Around the same time I was also getting to grips with a new Kindle. One of the features is that you can make lengthy margin notes and highlights to any book that you’re reading. More interestingly, you can choose to make these notes available to subscribers, so that they see your notes written into the margins of their copy of the book. Subscribers can find you directly or through a social network such as Twitter.

So here’s an idea: why not take all the best blogposts about Vagina, and embed those criticisms directly into the text of the ebook version? When you think about it, that’s a phenomenal coup. For the longest time, the only way to critique a book was from the outside – by writing somewhere else and hoping to pick up some of the same readers. But now you can invade an author’s own work.

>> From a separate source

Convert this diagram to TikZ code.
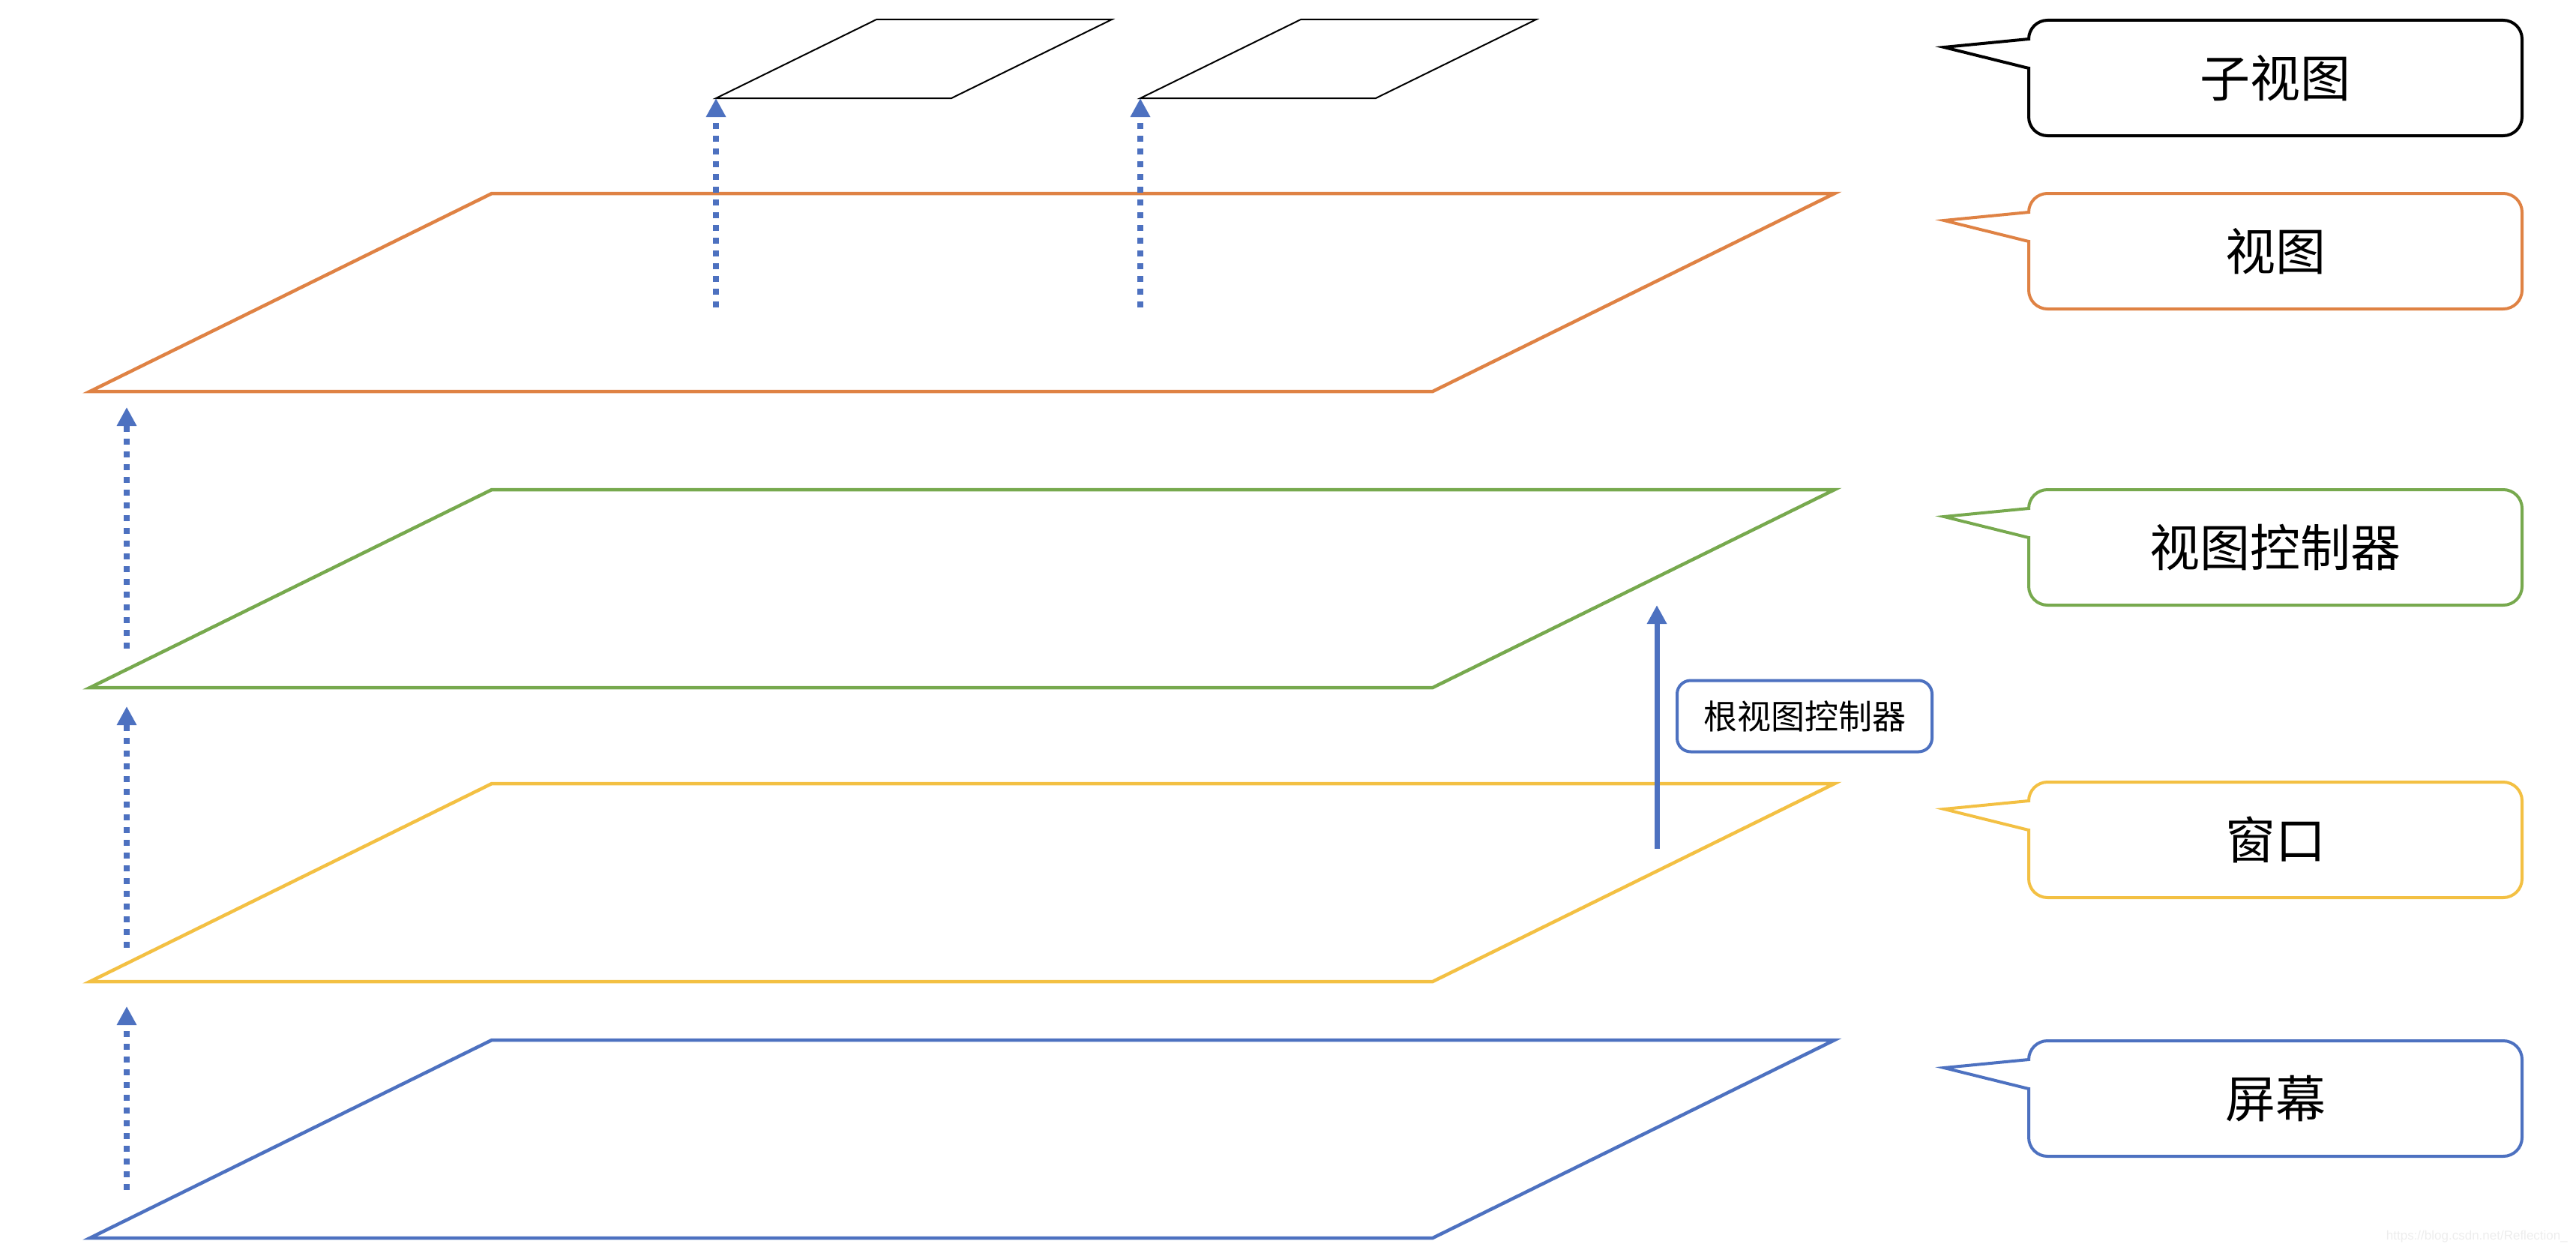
\documentclass[tikz,border=0pt]{standalone}
\usepackage{fontspec}
\newfontfamily\cjk{Noto Sans CJK SC}
\newfontfamily\wmfont{Liberation Sans}
\usetikzlibrary{arrows.meta,calc}
\definecolor{cOrange}{HTML}{DF8244}
\definecolor{cGreen}{HTML}{77A94E}
\definecolor{cYellow}{HTML}{F3C043}
\definecolor{cBlue}{HTML}{4D71C0}
\definecolor{cWm}{HTML}{EDEDED}
\tikzset{
  layer/.style={line width=4.5pt, line join=miter},
  subview/.style={line width=2pt, draw=black, line join=miter},
  dotarrow/.style={draw=cBlue, line width=8pt, dash pattern=on 8pt off 9pt,
    -{Triangle[width=25pt,length=25pt]}},
  solidarrow/.style={draw=cBlue, line width=7pt, -{Triangle[width=25pt,length=25pt]}},
  callbox/.style={draw, line width=4pt, rounded corners=25pt, minimum width=658pt,
    minimum height=154pt, anchor=north west, inner sep=0pt, outer sep=0pt,
    font=\cjk\fontsize{67}{70}\selectfont, text=black},
  pointer/.style={line width=4pt, line join=miter},
}
\newcommand{\callpointer}[2]{%
  \fill[white] ($(#1.north west)+(-3,27)$) rectangle ($(#1.north west)+(3,62)$);
  \draw[pointer,#2] ($(#1.north west)+(0,25)$) -- ($(#1.north west)+(-113,36)$) -- ($(#1.north west)+(0,64)$);
}
\begin{document}
\begin{tikzpicture}[x=1pt,y=-1pt]
\useasboundingbox (0,0) rectangle (3436,1662);

% layers
\draw[layer,cOrange] (120,522) -- (1911,522) -- (2447,258) -- (656,258) -- cycle;
\draw[layer,cGreen]  (120,917) -- (1911,917) -- (2447,653) -- (656,653) -- cycle;
\draw[layer,cYellow] (120,1309) -- (1911,1309) -- (2447,1045) -- (656,1045) -- cycle;
\draw[layer,cBlue]   (120,1651) -- (1911,1651) -- (2447,1387) -- (656,1387) -- cycle;

% subviews
\coordinate (sv1) at (955,131);
\coordinate (sv2) at (1521,131);
\draw[subview] (sv1) -- ++(314,0) -- ++(214,-105) -- ++(-314,0) -- cycle;
\draw[subview] (sv2) -- ++(314,0) -- ++(214,-105) -- ++(-314,0) -- cycle;

% arrow end points
\coordinate (a1s) at (169,865);  \coordinate (a1e) at (169,543);
\coordinate (a2s) at (169,1264); \coordinate (a2e) at (169,942);
\coordinate (a3s) at (169,1587); \coordinate (a3e) at (169,1342);
\coordinate (t1s) at (955,410);
\coordinate (t2s) at (1521,410);
\coordinate (rs) at (2210,1132); \coordinate (re) at (2210,807);

\draw[dotarrow] (a1s) -- (a1e);
\draw[dotarrow] (a2s) -- (a2e);
\draw[dotarrow] (a3s) -- (a3e);
\draw[dotarrow] (t1s) -- (sv1);
\draw[dotarrow] (t2s) -- (sv2);
\draw[solidarrow] (rs) -- (re);

% root view controller label
\node[draw=cBlue, line width=4pt, rounded corners=18pt, minimum width=340pt,
  minimum height=95pt, inner sep=0pt, font=\cjk\fontsize{45}{48}\selectfont]
  (rvc) at (2407,955) {根视图控制器};

% callouts
\node[callbox, draw=black] (cSub) at (2706,27) {子视图};
\callpointer{cSub}{black}
\node[callbox, draw=cOrange] (cView) at (2706,258) {视图};
\callpointer{cView}{cOrange}
\node[callbox, draw=cGreen] (cVC) at (2706,653) {视图控制器};
\callpointer{cVC}{cGreen}
\node[callbox, draw=cYellow] (cWin) at (2706,1043) {窗口};
\callpointer{cWin}{cYellow}
\node[callbox, draw=cBlue] (cScr) at (2706,1388) {屏幕};
\callpointer{cScr}{cBlue}

% watermark
\node[font=\wmfont\fontsize{17}{20}\selectfont, text=cWm, anchor=base east, inner sep=0pt]
  (wm) at (3425,1653) {https://blog.csdn.net/Reflection\_};
\end{tikzpicture}
\end{document}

OK, so it’s not perfect. You still have to convince people to subscribe to your notes. But I think one of the advantages is that you can’t simply denigrate and attack – if you want your service to add value to a subscriber’s reading you have to respect that reader. I think a ‘science companion’ Kindle Notes would be a really cool development – meeting people halfway and reading with them, as it were. Highlighting the good parts of a book as well as the bad – because no book is all one or the other.

The concept of augmenting books is pretty neat, even when you move beyond debunking dodgy neuroscience. Imagine a Kindle Notes account that appended notes to classic texts – Darwin’s Origin of Species, say – to update the bits we’ve revised or add context to historical events. That’s not really a new idea – publishers have been adding footnotes to books for a long time – but now the power is in the hands of anyone who wants to add sleeve notes on whatever niche point of view or topic they desire. That’s pretty cool.

* There are several reviews now, one which does discuss the book’s bad science. So maybe that’s another place you could blog, the comments section…

Main image cc zitona


  1. #1 Adam
    December 28, 2012

    I agree this would be totally cool. Often I’ve been reading a book and wanted to know instantly what others thought of a certain passage or claim. It would be great to see sensible blogs and notes embedded.

    However, while Kindle is great for reading, it sucks at taking notes. You’re limited to scrolling through a keyboard selecting one letter at a time which is too cumbersome to be used. I’ve only just got one, so I might be missing something – let me know if I am (I have the kind without the qwerty keyboard, obvs). This might be an obstacle.

  2. #2 Neuroskeptic
    December 28, 2012

    I think that’s a great idea and would love it if someone made it happen (I have no idea how to code something like that.) But I feel you’re being pessimistic about the reach of the blogposts and reviews: if you Google “naomi wolf vagina” about half the front page hits are criticisms of it, and I bet most people who are considering buying the book will Google it first.

  3. #3 Ben Taylor
    United Kingdom
    December 28, 2012

    Seth had this idea re release two of the kindle – surprised there isn’t still some better cross-aggregating content system that would link amazon reviews with newspaper reviews, blog comments, twitter etc – or is that just Google?

  4. #4 Brendon
    January 2, 2013

    Great ideas Frank – get them in action before someone nicks them! (*sneaks off to call Amazon…*)

  5. #5 Ben
    January 4, 2013

    Augmenting books has been on my mind for some time. Marginalia can often be very useful. However, their implementation in ebooks is often clunky at best. The potential for innovation is there. Writing and sharing marginalia can turn the act of reading a book into a rich conversation between readers (shall we call it ‘social reading’?) Imagine being able to highlight a particular passage in a text and viewing what other people have written about that passage – their comments and critiques. Imagine if you could instantly search for blog posts, papers, and books that are related to the topic covered by that piece of text. I think this would greatly enhance the reading experience, and would create an environment where readers can easily produce and share their own content.